# SOURCE DATA
▼▼▼

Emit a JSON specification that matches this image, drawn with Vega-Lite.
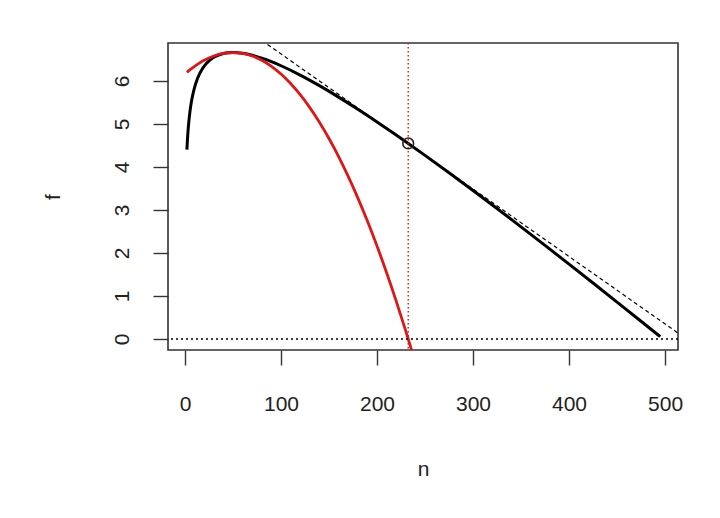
{
  "$schema": "https://vega.github.io/schema/vega-lite/v6.json",
  "autosize": "none",
  "width": 510,
  "height": 307,
  "padding": {"left": 168, "top": 43, "right": 42, "bottom": 168},
  "background": "white",
  "datasets": {
    "black": [
      {"n": 2, "f": 4.403}, {"n": 2.5, "f": 4.616}, {"n": 3, "f": 4.789},
      {"n": 3.5, "f": 4.933}, {"n": 4, "f": 5.056}, {"n": 5, "f": 5.259},
      {"n": 6, "f": 5.422}, {"n": 7, "f": 5.556}, {"n": 8, "f": 5.669},
      {"n": 10, "f": 5.853}, {"n": 12, "f": 5.995}, {"n": 15, "f": 6.158},
      {"n": 18, "f": 6.28}, {"n": 20, "f": 6.346}, {"n": 25, "f": 6.469},
      {"n": 30, "f": 6.551}, {"n": 35, "f": 6.605}, {"n": 40, "f": 6.639},
      {"n": 45, "f": 6.657}, {"n": 50, "f": 6.662}, {"n": 55, "f": 6.657},
      {"n": 60, "f": 6.644}, {"n": 70, "f": 6.598}, {"n": 80, "f": 6.532},
      {"n": 90, "f": 6.45}, {"n": 100, "f": 6.355}, {"n": 120, "f": 6.138},
      {"n": 140, "f": 5.892}, {"n": 160, "f": 5.625}, {"n": 180, "f": 5.343},
      {"n": 200, "f": 5.048}, {"n": 220, "f": 4.744}, {"n": 232.5, "f": 4.549},
      {"n": 250, "f": 4.271}, {"n": 275, "f": 3.867}, {"n": 300, "f": 3.454},
      {"n": 325, "f": 3.034}, {"n": 350, "f": 2.608}, {"n": 375, "f": 2.177},
      {"n": 400, "f": 1.741}, {"n": 425, "f": 1.302}, {"n": 450, "f": 0.859},
      {"n": 475, "f": 0.413}, {"n": 495, "f": 0.055}
    ],
    "red": [
      {"n": 2, "f": 6.201}, {"n": 5, "f": 6.257}, {"n": 10, "f": 6.342},
      {"n": 15, "f": 6.417}, {"n": 20, "f": 6.482}, {"n": 30, "f": 6.582},
      {"n": 40, "f": 6.642}, {"n": 50, "f": 6.662}, {"n": 60, "f": 6.642},
      {"n": 70, "f": 6.582}, {"n": 80, "f": 6.482}, {"n": 90, "f": 6.342},
      {"n": 100, "f": 6.162}, {"n": 110, "f": 5.942}, {"n": 120, "f": 5.682},
      {"n": 130, "f": 5.382}, {"n": 140, "f": 5.042}, {"n": 150, "f": 4.662},
      {"n": 160, "f": 4.242}, {"n": 170, "f": 3.782}, {"n": 180, "f": 3.282},
      {"n": 190, "f": 2.742}, {"n": 200, "f": 2.162}, {"n": 210, "f": 1.542},
      {"n": 220, "f": 0.882}, {"n": 230, "f": 0.182}, {"n": 236, "f": -0.257}
    ],
    "tangent": [
      {"n": 80, "f": 6.943}, {"n": 515, "f": 0.114}
    ],
    "point": [
      {"n": 232.5, "f": 4.549}
    ]
  },
  "encoding": {
    "x": {
      "field": "n",
      "type": "quantitative",
      "title": "n",
      "scale": {"domain": [-17.7, 513.5], "nice": false, "zero": false},
      "axis": {
        "values": [0, 100, 200, 300, 400, 500],
        "labelPadding": 45,
        "labelBaseline": "alphabetic",
        "titleY": 125.5,
        "titleBaseline": "alphabetic"
      }
    },
    "y": {
      "field": "f",
      "type": "quantitative",
      "title": "f",
      "scale": {"domain": [-0.256, 6.884], "nice": false, "zero": false},
      "axis": {
        "values": [0, 1, 2, 3, 4, 5, 6],
        "labelAngle": -90,
        "labelAlign": "center",
        "labelBaseline": "alphabetic",
        "labelPadding": 25,
        "titleX": -109,
        "titleBaseline": "alphabetic"
      }
    }
  },
  "layer": [
    {
      "data": {"name": "black"},
      "mark": {"type": "line", "color": "black", "strokeWidth": 3, "interpolate": "monotone", "clip": true}
    },
    {
      "data": {"name": "red"},
      "mark": {"type": "line", "color": "#e01515", "strokeWidth": 2.8, "interpolate": "monotone", "clip": true}
    },
    {
      "data": {"name": "tangent"},
      "mark": {"type": "line", "color": "black", "strokeWidth": 1.2, "strokeDash": [4, 3], "clip": true}
    },
    {
      "data": {"values": [{"f": 0}]},
      "mark": {"type": "rule", "color": "black", "strokeWidth": 1.6, "strokeDash": [2, 3]},
      "encoding": {"x": null, "y": {"field": "f", "type": "quantitative"}}
    },
    {
      "data": {"values": [{"n": 232.5}]},
      "mark": {"type": "rule", "color": "#e01515", "strokeWidth": 1.4, "strokeDash": [1.5, 2.5]},
      "encoding": {"y": null, "x": {"field": "n", "type": "quantitative"}}
    },
    {
      "data": {"name": "point"},
      "mark": {"type": "point", "shape": "circle", "filled": false, "color": "#222", "size": 115, "strokeWidth": 1.6, "opacity": 1}
    }
  ],
  "config": {
    "view": {"stroke": "#333", "strokeWidth": 1.6},
    "font": "Liberation Sans",
    "axis": {
      "grid": false,
      "domain": false,
      "ticks": true,
      "tickSize": 15,
      "tickColor": "#333",
      "tickWidth": 1.4,
      "labelFont": "Liberation Sans",
      "labelFontSize": 21,
      "labelColor": "#222",
      "titleFont": "Liberation Sans",
      "titleFontSize": 21,
      "titleFontWeight": "normal",
      "titleColor": "#222"
    }
  }
}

▲▲▲

# WRITTEN PROBLEM
Set down the material above as is, without any pictures.

# WRITTEN REPLY
Emit a JSON specification that matches this image, drawn with Vega-Lite.
{
  "$schema": "https://vega.github.io/schema/vega-lite/v6.json",
  "autosize": "none",
  "width": 510,
  "height": 307,
  "padding": {"left": 168, "top": 43, "right": 42, "bottom": 168},
  "background": "white",
  "datasets": {
    "black": [
      {"n": 2, "f": 4.403}, {"n": 2.5, "f": 4.616}, {"n": 3, "f": 4.789},
      {"n": 3.5, "f": 4.933}, {"n": 4, "f": 5.056}, {"n": 5, "f": 5.259},
      {"n": 6, "f": 5.422}, {"n": 7, "f": 5.556}, {"n": 8, "f": 5.669},
      {"n": 10, "f": 5.853}, {"n": 12, "f": 5.995}, {"n": 15, "f": 6.158},
      {"n": 18, "f": 6.28}, {"n": 20, "f": 6.346}, {"n": 25, "f": 6.469},
      {"n": 30, "f": 6.551}, {"n": 35, "f": 6.605}, {"n": 40, "f": 6.639},
      {"n": 45, "f": 6.657}, {"n": 50, "f": 6.662}, {"n": 55, "f": 6.657},
      {"n": 60, "f": 6.644}, {"n": 70, "f": 6.598}, {"n": 80, "f": 6.532},
      {"n": 90, "f": 6.45}, {"n": 100, "f": 6.355}, {"n": 120, "f": 6.138},
      {"n": 140, "f": 5.892}, {"n": 160, "f": 5.625}, {"n": 180, "f": 5.343},
      {"n": 200, "f": 5.048}, {"n": 220, "f": 4.744}, {"n": 232.5, "f": 4.549},
      {"n": 250, "f": 4.271}, {"n": 275, "f": 3.867}, {"n": 300, "f": 3.454},
      {"n": 325, "f": 3.034}, {"n": 350, "f": 2.608}, {"n": 375, "f": 2.177},
      {"n": 400, "f": 1.741}, {"n": 425, "f": 1.302}, {"n": 450, "f": 0.859},
      {"n": 475, "f": 0.413}, {"n": 495, "f": 0.055}
    ],
    "red": [
      {"n": 2, "f": 6.201}, {"n": 5, "f": 6.257}, {"n": 10, "f": 6.342},
      {"n": 15, "f": 6.417}, {"n": 20, "f": 6.482}, {"n": 30, "f": 6.582},
      {"n": 40, "f": 6.642}, {"n": 50, "f": 6.662}, {"n": 60, "f": 6.642},
      {"n": 70, "f": 6.582}, {"n": 80, "f": 6.482}, {"n": 90, "f": 6.342},
      {"n": 100, "f": 6.162}, {"n": 110, "f": 5.942}, {"n": 120, "f": 5.682},
      {"n": 130, "f": 5.382}, {"n": 140, "f": 5.042}, {"n": 150, "f": 4.662},
      {"n": 160, "f": 4.242}, {"n": 170, "f": 3.782}, {"n": 180, "f": 3.282},
      {"n": 190, "f": 2.742}, {"n": 200, "f": 2.162}, {"n": 210, "f": 1.542},
      {"n": 220, "f": 0.882}, {"n": 230, "f": 0.182}, {"n": 236, "f": -0.257}
    ],
    "tangent": [
      {"n": 80, "f": 6.943}, {"n": 515, "f": 0.114}
    ],
    "point": [
      {"n": 232.5, "f": 4.549}
    ]
  },
  "encoding": {
    "x": {
      "field": "n",
      "type": "quantitative",
      "title": "n",
      "scale": {"domain": [-17.7, 513.5], "nice": false, "zero": false},
      "axis": {
        "values": [0, 100, 200, 300, 400, 500],
        "labelPadding": 45,
        "labelBaseline": "alphabetic",
        "titleY": 125.5,
        "titleBaseline": "alphabetic"
      }
    },
    "y": {
      "field": "f",
      "type": "quantitative",
      "title": "f",
      "scale": {"domain": [-0.256, 6.884], "nice": false, "zero": false},
      "axis": {
        "values": [0, 1, 2, 3, 4, 5, 6],
        "labelAngle": -90,
        "labelAlign": "center",
        "labelBaseline": "alphabetic",
        "labelPadding": 25,
        "titleX": -109,
        "titleBaseline": "alphabetic"
      }
    }
  },
  "layer": [
    {
      "data": {"name": "black"},
      "mark": {"type": "line", "color": "black", "strokeWidth": 3, "interpolate": "monotone", "clip": true}
    },
    {
      "data": {"name": "red"},
      "mark": {"type": "line", "color": "#e01515", "strokeWidth": 2.8, "interpolate": "monotone", "clip": true}
    },
    {
      "data": {"name": "tangent"},
      "mark": {"type": "line", "color": "black", "strokeWidth": 1.2, "strokeDash": [4, 3], "clip": true}
    },
    {
      "data": {"values": [{"f": 0}]},
      "mark": {"type": "rule", "color": "black", "strokeWidth": 1.6, "strokeDash": [2, 3]},
      "encoding": {"x": null, "y": {"field": "f", "type": "quantitative"}}
    },
    {
      "data": {"values": [{"n": 232.5}]},
      "mark": {"type": "rule", "color": "#e01515", "strokeWidth": 1.4, "strokeDash": [1.5, 2.5]},
      "encoding": {"y": null, "x": {"field": "n", "type": "quantitative"}}
    },
    {
      "data": {"name": "point"},
      "mark": {"type": "point", "shape": "circle", "filled": false, "color": "#222", "size": 115, "strokeWidth": 1.6, "opacity": 1}
    }
  ],
  "config": {
    "view": {"stroke": "#333", "strokeWidth": 1.6},
    "font": "Liberation Sans",
    "axis": {
      "grid": false,
      "domain": false,
      "ticks": true,
      "tickSize": 15,
      "tickColor": "#333",
      "tickWidth": 1.4,
      "labelFont": "Liberation Sans",
      "labelFontSize": 21,
      "labelColor": "#222",
      "titleFont": "Liberation Sans",
      "titleFontSize": 21,
      "titleFontWeight": "normal",
      "titleColor": "#222"
    }
  }
}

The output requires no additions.